Portanto, volto à pergunta feita pelo jornalista do Uol ao porta-voz da presidência, Octávio do Rêgo Barros, no mês de julho de 2019: qual o crime cometido por Glenn Greenwald? Até hoje, não sabemos a resposta, mesmo após a necessária insistência do jornalista no questionamento.
Já a fonte, como todo e qualquer cidadão, pode e deve ser denunciada, julgada e responsabilizada por atos que sejam considerados crimes, cometidos por ela.
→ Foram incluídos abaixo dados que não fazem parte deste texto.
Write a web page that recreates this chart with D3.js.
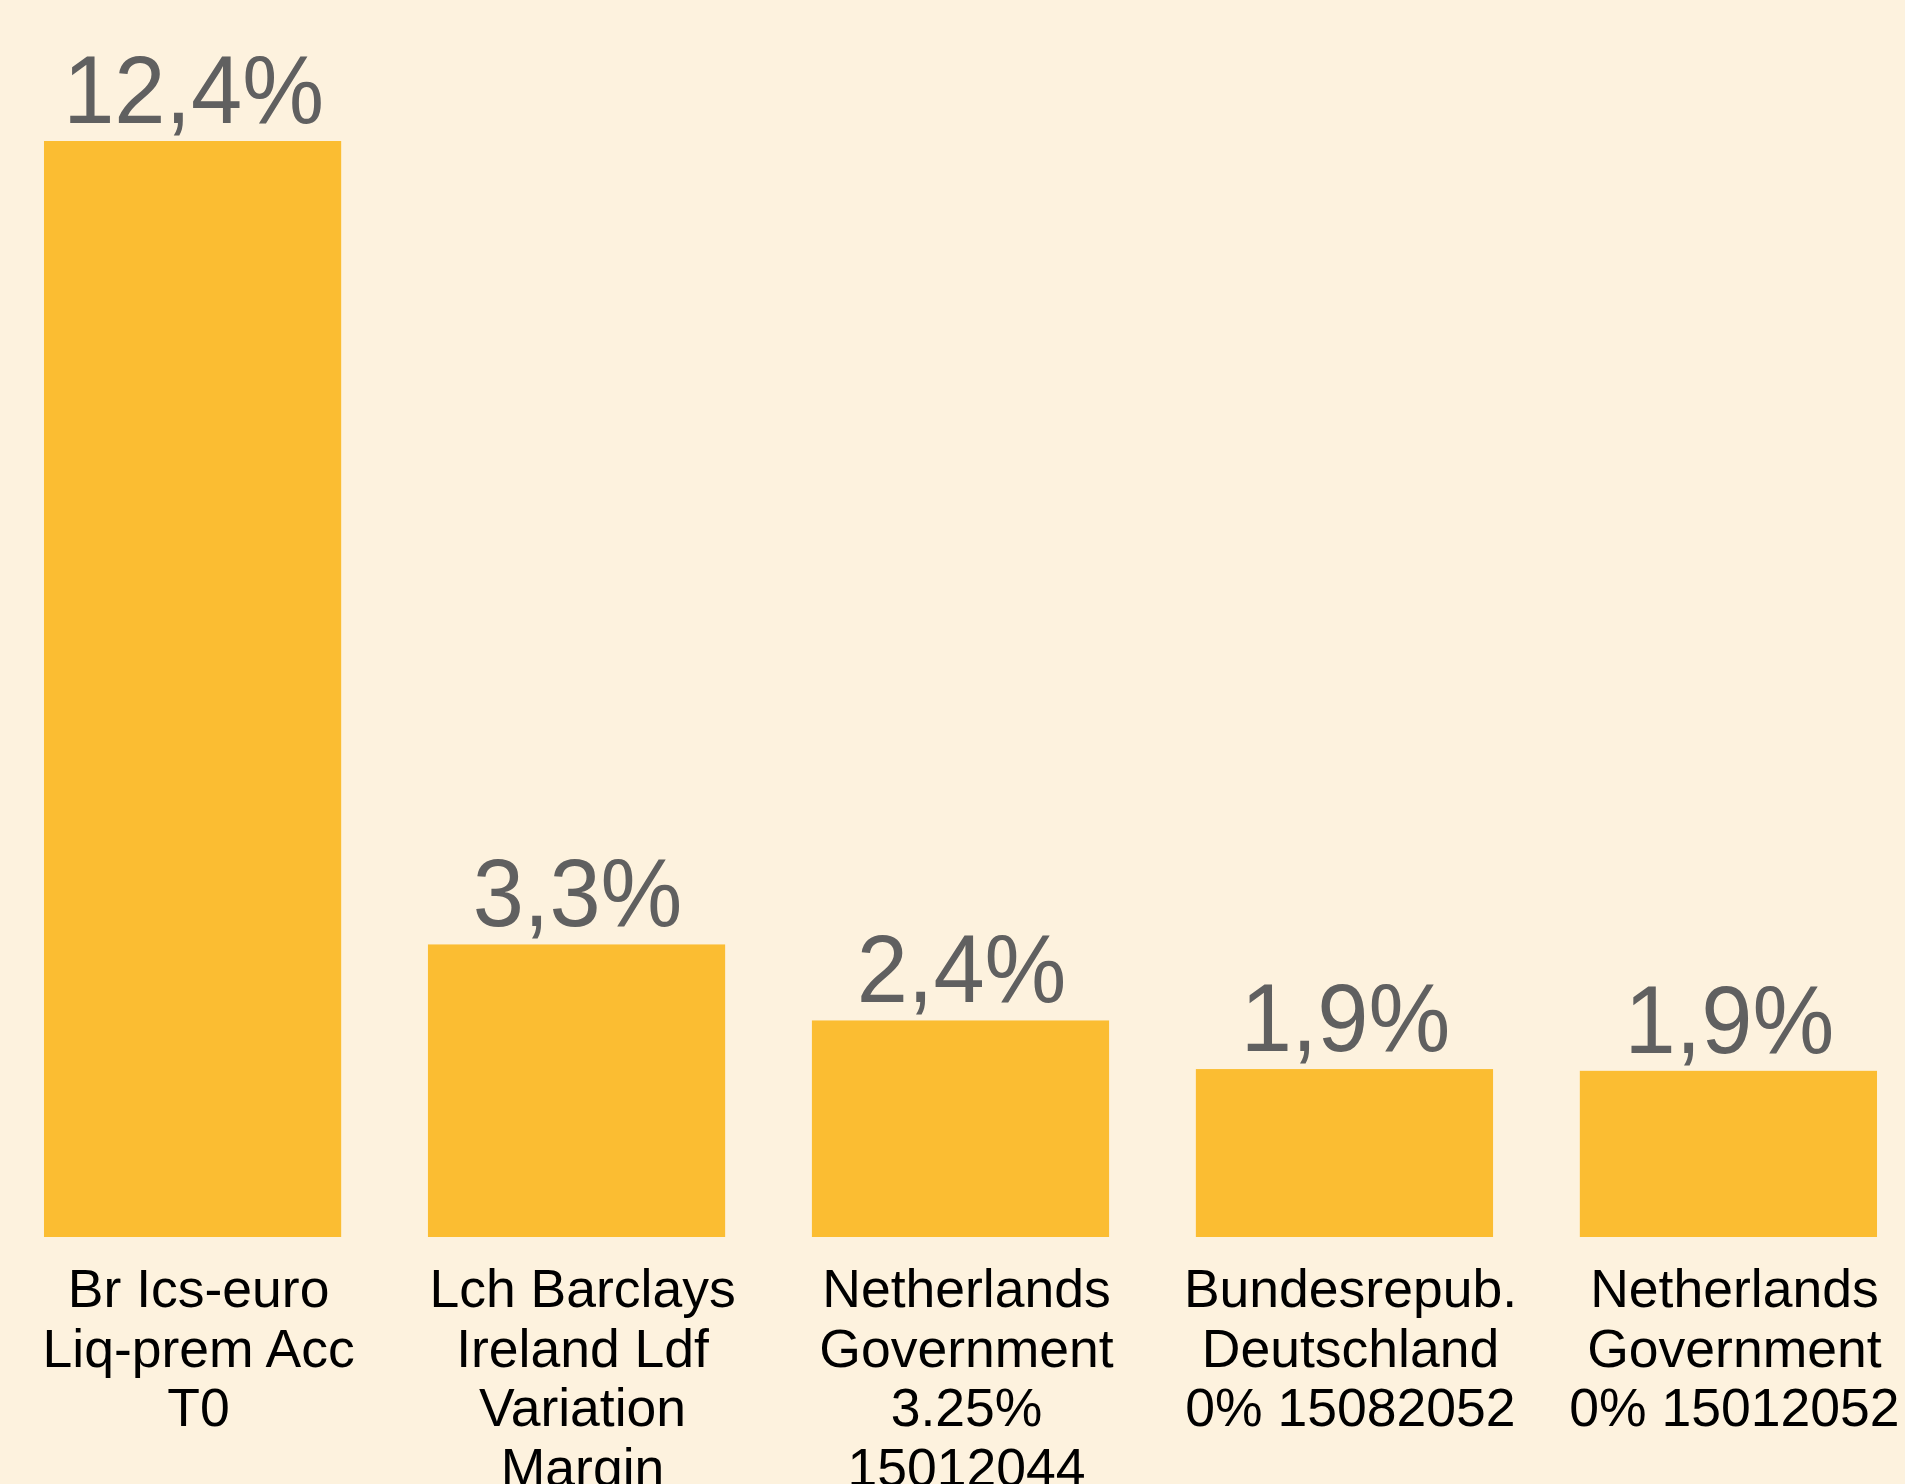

Qualquer jornalista que prefira ignorar um importante e verdadeiro dado, porque foi obtido de forma irregular, não estará fazendo jornalismo. No caso da Vaza Jato, as conversas divulgadas, que foram realizadas por meio do aplicativo Telegram, entre o ex-juiz Sérgio Moro e o promotor Deltan Dallagnol, bem como os diálogos entre integrantes da força-tarefa da Operação Lava Jato, expõem a conduta absolutamente distante da ética por parte de servidores públicos, além do uso político de suas funções públicas.
Uso político este que culminou em um julgamento absolutamente controverso e na prisão do ex-presidente Lula (PT), impedindo-o de ser candidato na última eleição. Ato, que favoreceu, significativamente, o candidato de extrema-direita, Jair Bolsonaro (PSL), que, depois de eleito, nomeou como ministro da Justiça, justamente, o juiz responsável pelo julgamento e prisão de Lula, Sérgio Moro.
Bem, se isso não é de interesse público, eu realmente não sei mais o que é…
Pelas felizes ou infelizes coincidências da vida, a denúncia contra o jornalista Glenn Greenwald, ocorre no mesmo mês de divulgação do Relatório de Violência contra Jornalistas e Liberdade de Imprensa no Brasil, elaborado pela Federação Nacional dos Jornalistas (FENAJ). O relatório concluiu que: “Os ataques à liberdade de imprensa explodiram em 2019, em razão da frequente e sistemática ação do presidente da República, Jair Bolsonaro, para descredibilizar os veículos de comunicação social que fazem Jornalismo e os jornalistas”.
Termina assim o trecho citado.